Bolsonaro recebe mérito indigenista em cerimônia fechada, depois de críticas à condecoração
BRASÍLIA (Reuters) – O presidente Jair Bolsonaro recebeu nesta sexta-feira (18) a medalha do mérito indigenista, concedida pelo ministro da Justiça, Anderson Torres, em uma cerimônia fechada por sua determinação e que não constava da agenda, depois de duras críticas à concessão da comenda por parte de lideranças indígenas e personalidades da área.
Um dos maiores sertanistas do país, ex-presidente da Fundação Nacional do Índio, Sidney Possuelo devolveu a medalha que havia recebido em 1987 ao saber que o presidente seria agraciado. Responsável pela demarcação da Terra Yanomami, constantemente criticada por Bolsonaro porque seria grande demais, Possuelo enviou a comenda com uma carta ao ministro da Justiça.
“Entendo, senhor ministro, que a concessão do Mérito Indigenista ao senhor Jair Bolsonaro é uma flagrante, descomunal, ostensiva contradição em relação a tudo que vivi e a todas as convicções cultivadas por homens da estatura dos irmãos Villas Boas”,
escreveu Possuelo na carta em que devolveu a medalha ao ministério.
O sertanista disse ainda que recebeu com “surpresa e natural espanto” a notícia da medalha para Bolsonaro e lembrou que o presidente, quando deputado, afirmou que a “cavalaria brasileira foi incompetente” por não ter dizimado todos os índios no país, como teria feito a norte-americana.
A deputada federal Joenia Wapichana (Rede-RR), única representante indígena no Parlamento, entrou com um projeto de decreto legislativo na Câmara para tentar anular a condecoração de Bolsonaro.
“É uma atrocidade homenagear um presidente que se opôs descaradamente aos indígenas”,
disse a deputada.
Da mesma forma, a bancada do PSOL também apresentou um decreto.
“Jair Bolsonaro recebeu a medalha do mérito indigenista a mando de si próprio.
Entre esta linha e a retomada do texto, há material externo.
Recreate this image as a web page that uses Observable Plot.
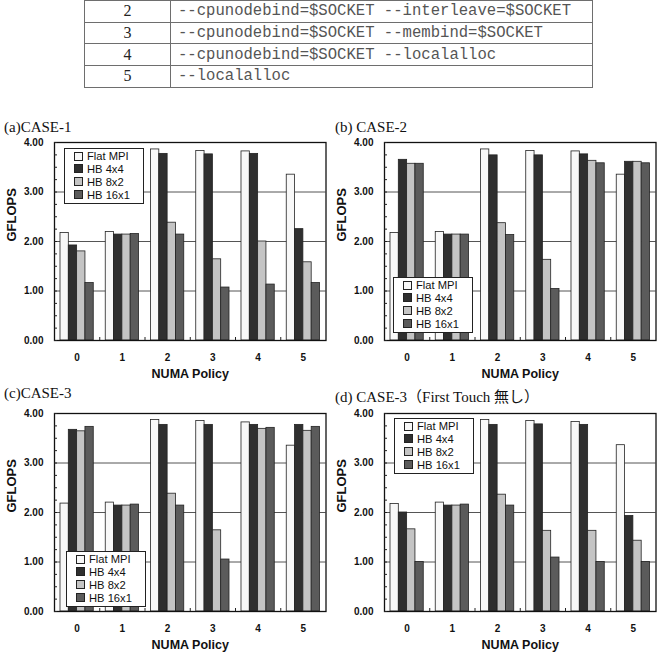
<!DOCTYPE html>
<html>
<head>
<meta charset="utf-8">
<script src="https://cdn.jsdelivr.net/npm/d3@7"></script>
<script src="https://cdn.jsdelivr.net/npm/@observablehq/plot@0.6"></script>
<style>
  html, body { margin: 0; padding: 0; background: #fff; }
  #root { position: relative; width: 660px; height: 657px; overflow: hidden; background: #fff; }
  .panel { position: absolute; }
  .title { position: absolute; font-family: "Liberation Serif", "Times New Roman", "Noto Sans CJK JP", serif; font-size: 15px; line-height: 15px; color: #111; white-space: nowrap; }
  .legend { position: absolute; box-sizing: border-box; border: 1px solid #222; background: #fff; padding: 1px 3px 1px 9px; font-family: "Liberation Sans", Arial, sans-serif; font-size: 11.2px; line-height: 12.9px; color: #111; white-space: nowrap; }
  .legend .sw { display: inline-block; width: 7px; height: 7px; border: 1px solid #222; margin-right: 4px; vertical-align: -0.5px; }
  table.opts { position: absolute; left: 84px; top: 0px; width: 509px; border-collapse: collapse; }
  table.opts td { border: 1.5px solid #6e6e6e; height: 20.2px; padding: 0; }
  table.opts tr { height: 21.7px; }
  table.opts td.num { width: 85px; text-align: center; font-family: "Liberation Serif", "Times New Roman", serif; font-size: 16px; color: #222; }
  table.opts td.code { padding-left: 7px; font-family: "Liberation Mono", "Courier New", monospace; font-size: 15.6px; color: #555; white-space: pre; }
</style>
</head>
<body>
<div id="root"></div>
<script>
// ---- data ----
const policyNumbers = ["2", "3", "4", "5"];
const policyOptions = [
  "--cpunodebind=$SOCKET --interleave=$SOCKET",
  "--cpunodebind=$SOCKET --membind=$SOCKET",
  "--cpunodebind=$SOCKET --localalloc",
  "--localalloc"
];

const policies = [0, 1, 2, 3, 4, 5];
const seriesNames = ["Flat MPI", "HB 4x4", "HB 8x2", "HB 16x1"];
const seriesColors = ["#f8f8f8", "#2f2f2f", "#c4c4c4", "#5b5b5b"];

const yTicks = [0, 1, 2, 3, 4];
const gridTicks = [1, 2, 3];
const minorYTicks = [0, 0.25, 0.5, 0.75, 1, 1.25, 1.5, 1.75, 2, 2.25, 2.5, 2.75, 3, 3.25, 3.5, 3.75, 4];
const groupBoundaries = [0.5, 1.5, 2.5, 3.5, 4.5];

const panelTitles = ["(a)CASE-1", "(b) CASE-2", "(c)CASE-3", "(d) CASE-3（First Touch 無し）"];
const xLabel = "NUMA Policy";
const yLabel = "GFLOPS";

// rows: Flat MPI, HB 4x4, HB 8x2, HB 16x1 ; columns: NUMA policy 0..5
const case1 = [
  [2.17, 2.19, 3.86, 3.83, 3.82, 3.35],
  [1.92, 2.14, 3.77, 3.76, 3.77, 2.25],
  [1.80, 2.14, 2.38, 1.64, 2.00, 1.58],
  [1.16, 2.15, 2.14, 1.07, 1.13, 1.16]
];
const case2 = [
  [2.17, 2.19, 3.86, 3.83, 3.82, 3.35],
  [3.65, 2.14, 3.74, 3.74, 3.76, 3.61],
  [3.57, 2.14, 2.37, 1.63, 3.63, 3.61],
  [3.57, 2.14, 2.13, 1.04, 3.58, 3.58]
];
const case3 = [
  [2.18, 2.20, 3.87, 3.85, 3.82, 3.35],
  [3.67, 2.14, 3.77, 3.77, 3.77, 3.77],
  [3.64, 2.14, 2.38, 1.64, 3.69, 3.65],
  [3.73, 2.16, 2.14, 1.05, 3.71, 3.73]
];
const case3NoFirstTouch = [
  [2.17, 2.20, 3.87, 3.85, 3.83, 3.36],
  [2.00, 2.14, 3.77, 3.78, 3.77, 1.93],
  [1.66, 2.14, 2.36, 1.63, 1.63, 1.43],
  [1.00, 2.16, 2.14, 1.09, 1.00, 1.00]
];

// ---- layout ----
const root = document.getElementById("root");

// table
const table = document.createElement("table");
table.className = "opts";
policyNumbers.forEach((n, i) => {
  const tr = document.createElement("tr");
  const a = document.createElement("td"); a.className = "num"; a.textContent = n;
  const b = document.createElement("td"); b.className = "code"; b.textContent = policyOptions[i];
  tr.appendChild(a); tr.appendChild(b); table.appendChild(tr);
});
root.appendChild(table);

const barWidth = 0.18375;
const groupHalf = barWidth * seriesNames.length / 2;

function makePanel(values) {
  const rows = [];
  policies.forEach((p, pi) => {
    seriesNames.forEach((s, si) => {
      rows.push({policy: p, series: s, si, value: values[si][pi]});
    });
  });
  return Plot.plot({
    width: 330,
    height: 10 + 198 + 50,
    marginTop: 10,
    marginLeft: 54,
    marginRight: 4.5,
    marginBottom: 50,
    style: {fontFamily: "'Liberation Sans', Arial, sans-serif", background: "transparent", color: "#111", overflow: "visible"},
    x: {domain: [-0.5, 5.5]},
    y: {domain: [0, 4]},
    color: {domain: seriesNames, range: seriesColors},
    marks: [
      Plot.gridY(gridTicks, {stroke: "#555", strokeOpacity: 1, strokeWidth: 1}),
      Plot.rect(rows, {
        x1: d => d.policy - groupHalf + d.si * barWidth,
        x2: d => d.policy - groupHalf + (d.si + 1) * barWidth,
        y1: () => 0,
        y2: "value",
        fill: "series",
        stroke: "#222",
        strokeWidth: 0.8
      }),
      Plot.frame({stroke: "#111", strokeWidth: 1.3}),
      Plot.axisY({ticks: yTicks, tickSize: 0, tickPadding: 11, tickFormat: d3.format(".2f"), fontSize: 10, fontWeight: "bold", label: null}),
      Plot.axisY({ticks: minorYTicks, tickSize: -3, tickFormat: () => "", label: null, stroke: "#222"}),
      Plot.axisX({ticks: policies, tickSize: 0, tickPadding: 13, tickFormat: d => String(d), fontSize: 10, fontWeight: "bold", label: null}),
      Plot.axisX({ticks: groupBoundaries, tickSize: -3, tickFormat: () => "", label: null, stroke: "#222"}),
      Plot.text([yLabel], {text: d => d, frameAnchor: "left", rotate: -90, dx: -43, fontSize: 13, fontWeight: "bold"}),
      Plot.text([xLabel], {text: d => d, frameAnchor: "bottom", dy: 37.5, fontSize: 12.5, fontWeight: "bold"})
    ]
  });
}

function addLegend(left, top) {
  const lg = document.createElement("div");
  lg.className = "legend";
  lg.style.left = left + "px";
  lg.style.top = top + "px";
  lg.style.width = "80px";
  seriesNames.forEach((s, i) => {
    const row = document.createElement("div");
    const sw = document.createElement("span");
    sw.className = "sw";
    sw.style.background = seriesColors[i];
    row.appendChild(sw);
    row.appendChild(document.createTextNode(s));
    lg.appendChild(row);
  });
  root.appendChild(lg);
}

function addTitle(text, left, top) {
  const t = document.createElement("div");
  t.className = "title";
  t.style.left = left + "px";
  t.style.top = top + "px";
  t.textContent = text;
  root.appendChild(t);
}

const panels = [
  {data: case1, left: 0, top: 132, legend: [64, 148], title: [4, 120]},
  {data: case2, left: 330, top: 132, legend: [393, 277], title: [335, 120]},
  {data: case3, left: 0, top: 403, legend: [66, 551], title: [4, 386]},
  {data: case3NoFirstTouch, left: 330, top: 403, legend: [394, 418], title: [335, 390]}
];

panels.forEach((p, i) => {
  const wrap = document.createElement("div");
  wrap.className = "panel";
  wrap.style.left = p.left + "px";
  wrap.style.top = p.top + "px";
  wrap.appendChild(makePanel(p.data));
  root.appendChild(wrap);
  addTitle(panelTitles[i], p.title[0], p.title[1]);
  addLegend(p.legend[0], p.legend[1]);
});
</script>
</body>
</html>
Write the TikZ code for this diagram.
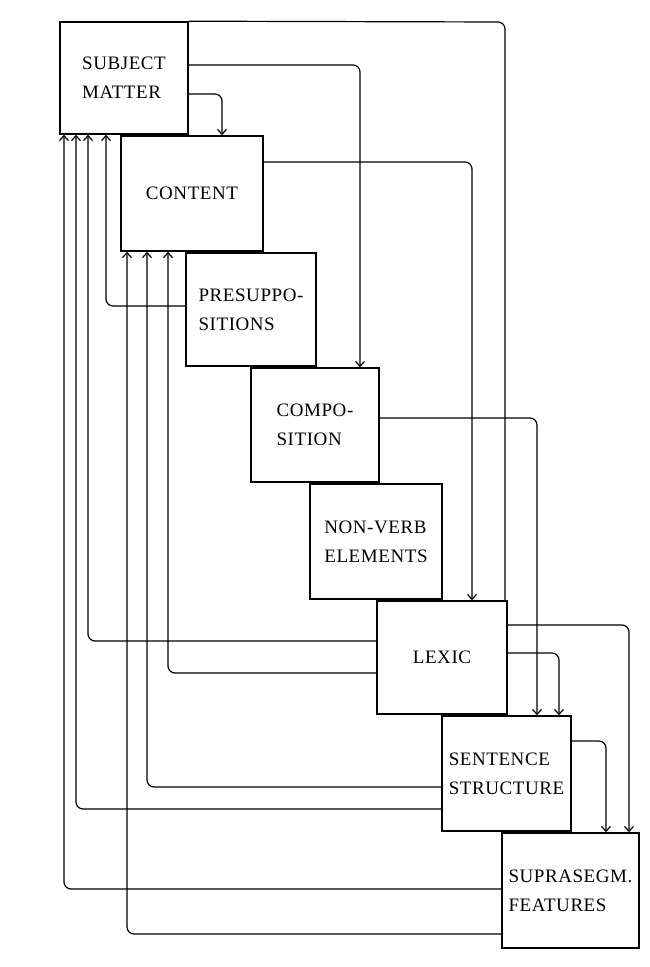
\documentclass[tikz,border=0pt]{standalone}
\usepackage{fontspec}
\setmainfont[LetterSpace=3]{Liberation Serif}
\usetikzlibrary{arrows.meta}
\begin{document}
\begin{tikzpicture}[x=1pt,y=-1pt,
  box/.style={draw,line width=1.6pt,inner sep=0pt,align=left,
    font=\fontsize{19}{29}\selectfont},
  conn/.style={line width=1.2pt,rounded corners=7pt},
  arr/.style={conn,-{Straight Barb[length=5pt,width=9pt]}}]
\useasboundingbox (0,0) rectangle (649,967);
% boxes
\node[box,minimum width=128pt,minimum height=112pt] (subj) at (124,78) {SUBJECT\\MATTER};
\node[box,minimum width=142pt,minimum height=115pt] (cont) at (192,193.5) {CONTENT};
\node[box,minimum width=130pt,minimum height=113pt] (pres) at (251,309.5) {PRESUPPO-\\SITIONS};
\node[box,minimum width=128pt,minimum height=114pt] (comp) at (315,425) {COMPO-\\SITION};
\node[box,minimum width=132pt,minimum height=115pt] (nonv) at (376,541.5) {NON-VERB\\ELEMENTS};
\node[box,minimum width=130pt,minimum height=113pt] (lex) at (442,657.5) {LEXIC};
\node[box,minimum width=129pt,minimum height=115pt] (sent) at (506.5,773.5) {SENTENCE\\STRUCTURE};
\node[box,minimum width=137pt,minimum height=115pt] (supr) at (570.5,890.5) {SUPRASEGM.\\FEATURES};
% forward connectors (right side)
\draw[conn] (subj.north east) -- (505,22) -- (lex.north -| 505,0);
\draw[arr] (subj.east |- 0,65) -- (360,65) -- (comp.north -| 360,0);
\draw[arr] (subj.east |- 0,94) -- (222,94) -- (cont.north -| 222,0);
\draw[arr] (cont.east |- 0,162) -- (472,162) -- (lex.north -| 472,0);
\draw[arr] (comp.east |- 0,418) -- (537,418) -- (sent.north -| 537,0);
\draw[arr] (lex.east |- 0,625) -- (629,625) -- (supr.north -| 629,0);
\draw[arr] (lex.east |- 0,653) -- (559,653) -- (sent.north -| 559,0);
\draw[arr] (sent.east |- 0,741) -- (606,741) -- (supr.north -| 606,0);
% feedback connectors (left side)
\draw[arr] (pres.west |- 0,306) -- (106,306) -- (subj.south -| 106,0);
\draw[arr] (lex.west |- 0,641) -- (88,641) -- (subj.south -| 88,0);
\draw[arr] (lex.west |- 0,673) -- (168,673) -- (cont.south -| 168,0);
\draw[arr] (sent.west |- 0,787) -- (147,787) -- (cont.south -| 147,0);
\draw[arr] (sent.west |- 0,809) -- (76,809) -- (subj.south -| 76,0);
\draw[arr] (supr.west |- 0,889) -- (64,889) -- (subj.south -| 64,0);
\draw[arr] (supr.west |- 0,934) -- (127,934) -- (cont.south -| 127,0);
\end{tikzpicture}
\end{document}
Logo ele, que trabalha dia e noite para destroçar as terras e os direitos dos povos indígenas, incentivando garimpeiros e grileiros”, disse Sâmia Bomfim, líder do partido na Câmara.
Na cerimônia, Bolsonaro foi elogiado pelo presidente da Funai, Marcelo Xavier, que também foi condecorado, e pelo ministro da Justiça.
“É leviano, extremamente leviano quem diz que há desmonte das ações em defesa dos direitos dos povos indígenas. Foi feito muito mais que no passado”, afirmou o ministro, defendendo ações de retiradas de garimpeiros de terras indígenas e contra desmatamento.
No entanto, um levantamento do Conselho Indigenista Missionário (Cimi) mostra que as invasões de terras indígenas aumentou 137% apenas nos dois primeiros anos do governo Bolsonaro. O assassinato de líderes indígenas cresceu 67% no mesmo período.
“O que nós sempre quisemos foi fazer com que vocês se sentissem exatamente como nós”, disse Bolsonaro na cerimônia, que pediu ao Ministério da Justiça que fosse fechada.
“Queremos que vocês façam com suas terras o mesmo que fazemos com as nossas”, completou, referindo-se ao projeto de lei enviado ao Congresso pelo governo que autoriza a mineração e a exploração agrícola e outras atividades nas terras indígenas.